Créé par décret, le logiciel Edvige permet de ficher les mineurs dès l’âge de treize ans.

La création du fichier Edvige (Exploitation documentaire et valorisation de l’information générale) a suscité hier de nombreuses réactions, dans le milieu politique mais aussi associatif et syndical. Le Syndicat de la magistrature (classé à gauche) a annoncé qu’il examinait « toute forme d’action juridique pour empêcher sa mise en œuvre. »

Ce fichier informatique, crée par un décret publié le 1er juillet au Journal officiel, permettra aux agents de la Direction centrale de la sécurité publique de collecter des informations sur les personnes « ayant exercé ou exerçant, un mandat politique, syndical ou économique » ainsi que celles qui ont un rôle « institutionnel, social ou religieux significatif. »

« En clair, tous les citoyens ayant un jour souhaité s’investir pour leur cité », s’insurge le Syndicat de la magistrature. Ce logiciel autorisera la collecte de « données à caractère personnel » de tout individu ou organisation « susceptibles de porter atteinte à l’ordre public. »

En plus des informations ayant trait à l’état civil de la personne, de ses coordonnées physiques, téléphoniques et électroniques, le décret donne la possibilité de cataloguer « les données fiscales et patrimoniales » des individus soupçonnés. Qu’ils aient des antécédents judiciaires ou non.

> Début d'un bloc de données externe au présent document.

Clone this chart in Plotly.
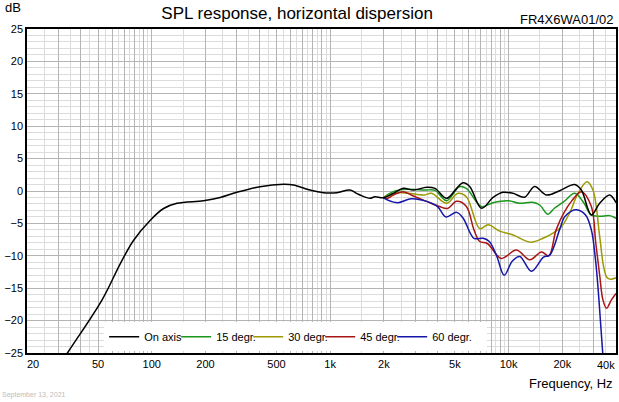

Évoquant « les mutations affectant la délinquance juvénile », le gouvernement justifie l’inclusion des mineurs âgés de plus de treize ans dans ce fichier, et ce en dépit de l’excuse de minorité. Jusqu’à présent, les mineurs pouvaient être fichés mais seulement en cas d’infractions.

Selon la Commission nationale de l’informatique et des libertés (CNIL), ce catalogage nécessite « l’adoption de garanties renforcées. » Quant au principal syndicat d’éducateurs de la protection judiciaire de la jeunesse (SNPES-PJJ/FSU), il dénonce une « conception sécuritaire du gouvernement. »

De son côté, la Ligue des droits de l’homme accuse le logiciel d’incompatibilité avec l’État de droit, le qualifiant de « redoutable extension du fichage politico-policier des citoyens. »

La gauche a également exprimé son indignation, notamment la LCR, qui a estimé que le fichier n’était que l’un des éléments de « l’espionnage généralisé de la population. »


« Contraire à la Convention des droits de l’enfant »

« Un joli nom pour une mesure plus que préoccupante », lâche spontanément l’avocate montpelliéraine Dorothée Le Fraper du Hellen. Mais l’heure n’est pas à la plaisanterie. La spécialiste en droit européen des droits de l’homme est inquiète. Le texte du décret est ambigu lorsqu’il désigne ceux qui pourront être fichés sur Edvige : « les personnes susceptibles de porter atteinte à l’ordre public. »

Les notions de susceptibilité et d’ordre public sont floues. L’avocate annonce un danger potentiel d’atteinte à la vie privée de façon générale, mais elle s’inquiète principalement du sort fait aux mineurs de plus de treize ans.

Sans doute parce qu’elle préside l’association L’avocat et l’enfant, elle est en mesure de constater la mise en place d’une « logique de sanction et de répression qui tend à vouloir considérer les mineurs comme des majeurs. » L’application des peines planchers aux mineurs de plus de seize ans, et maintenant la possibilité de collecter des informations sur les mineurs de plus de treize ans, pousse la magistrate à avouer : « On ressent une volonté de baisser la majorité pénale. »

Me Le Fraper du Hellen s’interroge sur l’utilisation qui sera faite du fichier informatique. D’après l’avocate, Edvige est en contradiction avec la Convention internationale des droits de l’enfant qui estime que le degré de maturité du mineur diffère de celui de l’adulte, et lui donne droit à une législation spécifique.

D’un point de vue national, le fait que des mineurs de plus de treize ans soient concernés va à l’encontre de l’esprit de l’ordonnance de 1945 qui fait primer l’éducatif sur le répressif, le pédagogique sur le punitif. Si la mesure alarme aussi au sein de la magistrature, elle ne passera pas non plus inaperçue aux yeux des philosophes sensibilisés à cette problématique depuis le Surveiller et punir de Michel Foucault.